** start **
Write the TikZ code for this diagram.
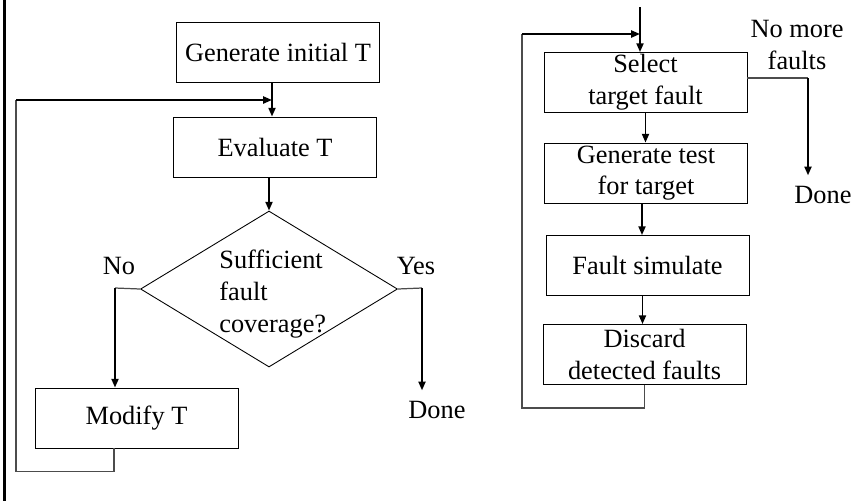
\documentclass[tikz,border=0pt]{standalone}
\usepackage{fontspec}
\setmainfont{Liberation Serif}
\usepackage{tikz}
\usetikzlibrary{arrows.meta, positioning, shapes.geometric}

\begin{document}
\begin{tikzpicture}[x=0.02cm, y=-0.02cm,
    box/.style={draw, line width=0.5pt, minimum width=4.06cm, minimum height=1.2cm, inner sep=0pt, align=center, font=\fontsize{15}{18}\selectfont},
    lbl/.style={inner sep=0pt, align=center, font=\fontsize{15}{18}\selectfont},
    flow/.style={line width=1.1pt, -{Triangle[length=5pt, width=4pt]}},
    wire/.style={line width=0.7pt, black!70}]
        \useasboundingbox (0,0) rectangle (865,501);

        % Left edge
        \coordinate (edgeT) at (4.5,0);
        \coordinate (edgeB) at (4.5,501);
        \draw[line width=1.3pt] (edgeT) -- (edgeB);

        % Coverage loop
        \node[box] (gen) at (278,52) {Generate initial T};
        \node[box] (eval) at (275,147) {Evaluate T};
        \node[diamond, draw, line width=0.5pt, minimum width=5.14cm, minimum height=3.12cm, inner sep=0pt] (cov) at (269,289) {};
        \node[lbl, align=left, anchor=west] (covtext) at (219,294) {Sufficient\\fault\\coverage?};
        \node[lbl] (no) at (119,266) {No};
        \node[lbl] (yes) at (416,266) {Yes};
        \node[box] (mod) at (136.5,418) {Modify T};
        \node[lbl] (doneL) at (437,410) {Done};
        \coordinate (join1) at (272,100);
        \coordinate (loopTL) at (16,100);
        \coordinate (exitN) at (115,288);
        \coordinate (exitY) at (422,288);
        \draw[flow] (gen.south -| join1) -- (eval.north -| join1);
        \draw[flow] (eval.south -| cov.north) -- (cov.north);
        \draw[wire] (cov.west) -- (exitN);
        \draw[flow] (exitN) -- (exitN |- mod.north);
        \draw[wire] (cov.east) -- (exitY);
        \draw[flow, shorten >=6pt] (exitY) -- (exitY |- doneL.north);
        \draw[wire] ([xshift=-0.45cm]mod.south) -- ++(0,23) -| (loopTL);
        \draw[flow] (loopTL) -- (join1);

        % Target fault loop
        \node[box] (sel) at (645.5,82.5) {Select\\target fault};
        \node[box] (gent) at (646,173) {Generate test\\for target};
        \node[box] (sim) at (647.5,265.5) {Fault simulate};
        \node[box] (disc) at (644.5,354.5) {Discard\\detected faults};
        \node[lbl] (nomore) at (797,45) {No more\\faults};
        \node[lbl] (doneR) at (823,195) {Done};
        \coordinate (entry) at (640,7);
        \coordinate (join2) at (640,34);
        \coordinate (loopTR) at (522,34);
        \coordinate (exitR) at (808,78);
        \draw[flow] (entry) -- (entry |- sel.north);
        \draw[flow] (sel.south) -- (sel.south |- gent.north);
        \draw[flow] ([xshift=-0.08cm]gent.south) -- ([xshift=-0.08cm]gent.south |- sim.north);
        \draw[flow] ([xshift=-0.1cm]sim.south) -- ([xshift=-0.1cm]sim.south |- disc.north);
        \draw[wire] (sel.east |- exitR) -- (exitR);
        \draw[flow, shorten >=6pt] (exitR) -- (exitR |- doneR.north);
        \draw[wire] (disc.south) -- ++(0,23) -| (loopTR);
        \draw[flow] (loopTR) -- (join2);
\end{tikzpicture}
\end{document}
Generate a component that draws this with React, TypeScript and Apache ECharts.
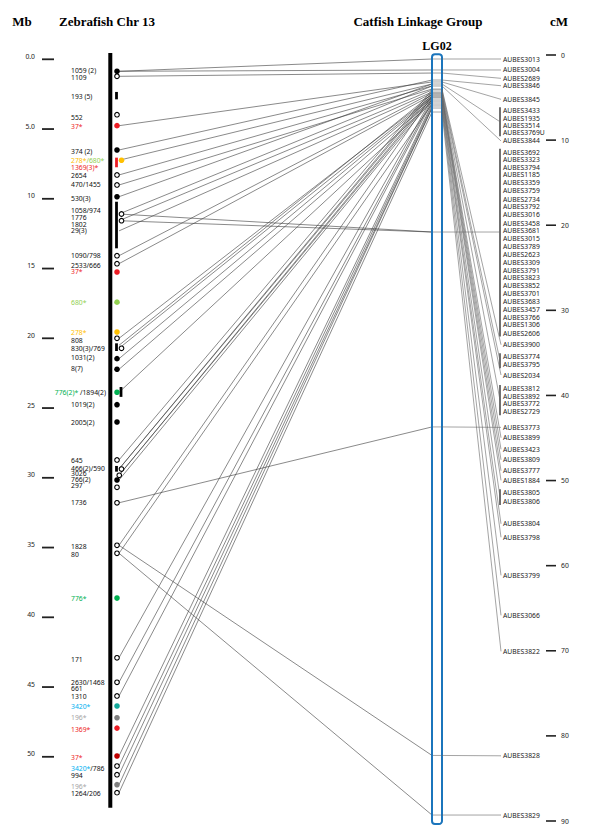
** end **
> _WRITTEN TASK_
Write out every entry again word for word, without any of the pictures.

> _CORRECT ANSWER_
Write the TikZ code for this diagram.
\documentclass[tikz,border=0pt]{standalone}
\usepackage{fontspec}
\setmainfont{Liberation Serif}
\usepackage{tikz}
\usetikzlibrary{arrows.meta, positioning, shapes.geometric}

\begin{document}
\begin{tikzpicture}[x=0.02cm, y=-0.02cm,
    box/.style={draw, line width=0.5pt, minimum width=4.06cm, minimum height=1.2cm, inner sep=0pt, align=center, font=\fontsize{15}{18}\selectfont},
    lbl/.style={inner sep=0pt, align=center, font=\fontsize{15}{18}\selectfont},
    flow/.style={line width=1.1pt, -{Triangle[length=5pt, width=4pt]}},
    wire/.style={line width=0.7pt, black!70}]
        \useasboundingbox (0,0) rectangle (865,501);

        % Left edge
        \coordinate (edgeT) at (4.5,0);
        \coordinate (edgeB) at (4.5,501);
        \draw[line width=1.3pt] (edgeT) -- (edgeB);

        % Coverage loop
        \node[box] (gen) at (278,52) {Generate initial T};
        \node[box] (eval) at (275,147) {Evaluate T};
        \node[diamond, draw, line width=0.5pt, minimum width=5.14cm, minimum height=3.12cm, inner sep=0pt] (cov) at (269,289) {};
        \node[lbl, align=left, anchor=west] (covtext) at (219,294) {Sufficient\\fault\\coverage?};
        \node[lbl] (no) at (119,266) {No};
        \node[lbl] (yes) at (416,266) {Yes};
        \node[box] (mod) at (136.5,418) {Modify T};
        \node[lbl] (doneL) at (437,410) {Done};
        \coordinate (join1) at (272,100);
        \coordinate (loopTL) at (16,100);
        \coordinate (exitN) at (115,288);
        \coordinate (exitY) at (422,288);
        \draw[flow] (gen.south -| join1) -- (eval.north -| join1);
        \draw[flow] (eval.south -| cov.north) -- (cov.north);
        \draw[wire] (cov.west) -- (exitN);
        \draw[flow] (exitN) -- (exitN |- mod.north);
        \draw[wire] (cov.east) -- (exitY);
        \draw[flow, shorten >=6pt] (exitY) -- (exitY |- doneL.north);
        \draw[wire] ([xshift=-0.45cm]mod.south) -- ++(0,23) -| (loopTL);
        \draw[flow] (loopTL) -- (join1);

        % Target fault loop
        \node[box] (sel) at (645.5,82.5) {Select\\target fault};
        \node[box] (gent) at (646,173) {Generate test\\for target};
        \node[box] (sim) at (647.5,265.5) {Fault simulate};
        \node[box] (disc) at (644.5,354.5) {Discard\\detected faults};
        \node[lbl] (nomore) at (797,45) {No more\\faults};
        \node[lbl] (doneR) at (823,195) {Done};
        \coordinate (entry) at (640,7);
        \coordinate (join2) at (640,34);
        \coordinate (loopTR) at (522,34);
        \coordinate (exitR) at (808,78);
        \draw[flow] (entry) -- (entry |- sel.north);
        \draw[flow] (sel.south) -- (sel.south |- gent.north);
        \draw[flow] ([xshift=-0.08cm]gent.south) -- ([xshift=-0.08cm]gent.south |- sim.north);
        \draw[flow] ([xshift=-0.1cm]sim.south) -- ([xshift=-0.1cm]sim.south |- disc.north);
        \draw[wire] (sel.east |- exitR) -- (exitR);
        \draw[flow, shorten >=6pt] (exitR) -- (exitR |- doneR.north);
        \draw[wire] (disc.south) -- ++(0,23) -| (loopTR);
        \draw[flow] (loopTR) -- (join2);
\end{tikzpicture}
\end{document}
Generate a component that draws this with React, TypeScript and Apache ECharts.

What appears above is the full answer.